The nomination will come amid the controversy over Trump’s order restricting travel into the U.S. by people from seven predominantly Muslim countries. Trump fired acting Attorney General Sally Yates on Monday night after she refused to uphold his executive order. That move angered Democrats, who vowed an all-out fight against his nomination of Jeff Sessions as attorney general and set the stage for an even bigger clash over the high court vacancy.
Republicans have said an announcement this week would provide time for confirmation before the Senate recess scheduled to start April 8, and potentially let the new justice hear cases during the high court’s current nine-month term.
Democrats will be hard-pressed to stop the nomination given the 52-48 advantage Republicans hold in the Senate. Under current rules, Republicans will need 60 votes to bring the nomination to the Senate floor. Some Democrats say they will insist Republicans reach that threshold.
“It’s really important we have a mainstream nominee, and the way to do that is to require a super-majority vote, as we have now,” Sen. Debbie Stabenow, a Michigan Democrat, said Monday.
Even so, Republicans could eliminate the filibuster for Supreme Court appointments with a simple majority vote. Senate Republican Leader Mitch McConnell has vowed lawmakers will confirm Trump’s nominee.
Opponents will seek to “paint whoever is nominated in apocalyptic terms,” McConnell said on the Senate floor Monday. “It doesn’t matter who this president nominates, the left has been rolling out the same tired playbook for decades.”
Democrats are still smarting from Senate Republicans’ refusal to consider former President Barack Obama’s nomination of Judge Merrick Garland to fill the Scalia seat. That nomination would have given the court a majority of Democratic appointees for the first time since 1969.
Gorsuch is a champion of religious liberty known for his crisp, occasionally pointed writing style. He has faulted liberals for an “overweening addiction to the courtroom” and last year hailed Scalia as a “lion of the law.”

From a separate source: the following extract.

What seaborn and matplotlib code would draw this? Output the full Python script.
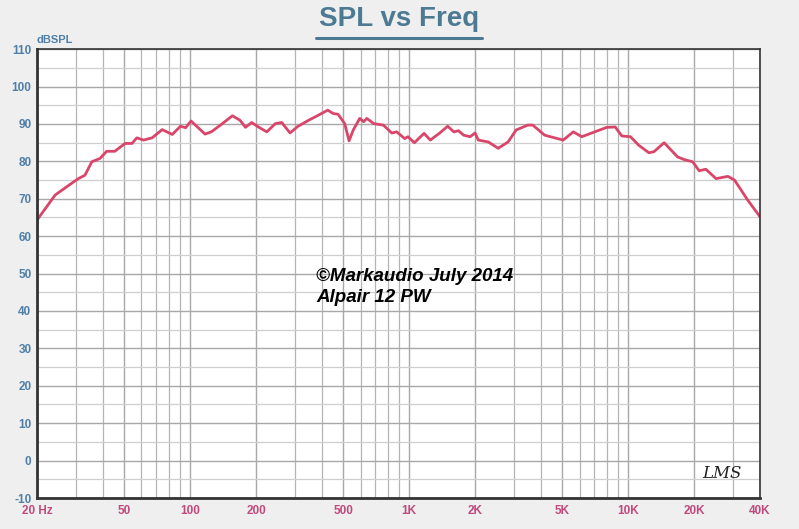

A study led by Mercer University law professor Jeremy Kidd concluded that Gorsuch is the second-most similar to Scalia of the 21 prospective justices on a list Trump released during the campaign.
Gorsuch is a fourth-generation Coloradan who earned his undergraduate degree at Columbia, his law degree at Harvard and a doctorate in legal philosophy at Oxford.
Hardiman is a Massachusetts native with working-class roots. His father owned a taxi company, and he drove a cab himself when he was a student. He became the first in his family to graduate from college when he earned his degree from the University of Notre Dame in 1987.
A graduate of Georgetown University’s law school, Hardiman would be the only justice on the court currently who didn’t earn a law degree from an Ivy League school.
Hardiman has gone further than the Supreme Court in backing gun rights by saying the Constitution’s Second Amendment protects the right to carry a handgun in public places. “The need for self-defense naturally exists both outside and inside the home,” he wrote.
White House spokesman Sean Spicer said Monday that the president had made his decision and wouldn’t change his mind. “He’s 100 percent sure he’s the pick,” Spicer said.
The nomination could be one of several for Trump. Three other justices — Ruth Bader Ginsburg, Anthony Kennedy and Stephen Breyer — are at least 78.